Who Jimmy's suits and who it does not
This store works best for neighborhood residents within walking or short-drive distance who need fresh produce, meat, and ready-made meals without premium pricing or extensive selection. The lack of self-checkout and digital coupons makes it less appealing to efficiency-focused shoppers or those who clip multiple manufacturer offers. It does not serve customers seeking specialty items (gluten-free, organic-certified, international) or bulk warehouse pricing. Families doing a weekly stock-up benefit from the produce pricing; elderly shoppers appreciate staffed registers and a manageable store size; budget-conscious renters find the deli section useful for quick dinners.

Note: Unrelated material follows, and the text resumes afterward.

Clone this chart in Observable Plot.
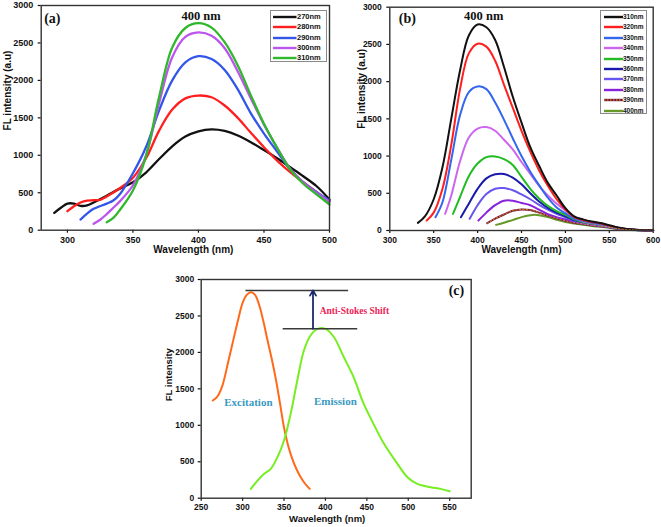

What the first visit involves
Park in the adjacent lot or street; the lot fills quickly during lunch hours and after 4 p.m. Enter through the front; produce is immediately visible on the right, with dry goods and frozen items in the center aisles, meat and deli in the back-left corner. If buying prepared food, approach the deli counter directly and ask what is available that day or order a sandwich. Checkout moves steadily unless a holiday or promotion draws crowds. Staff are accustomed to neighborhood regulars but do not assume familiarity; transactions are brief and transactional rather than conversational.
Hours and logistics
Jimmy's operates Monday through Saturday, 7 a.m. to 8 p.m., and Sunday 9 a.m. to 6 p.m. (verify Sunday hours by phone, as they occasionally shift for holidays). The store does not accept Apple Pay or mobile wallets; cash and major credit cards are standard. No curbside pickup, delivery, or online ordering. Street parking is available; the private lot holds approximately 20 spaces and fills during peak shopping times (11 a.m. to 1 p.m., 5 p.m. to 7 p.m.).
Jimmy's Grocery serves a genuine neighborhood function for Baltimore residents who value fresh produce at fair prices and prepared foods within arm's reach, without the overhead or scale of larger competitors.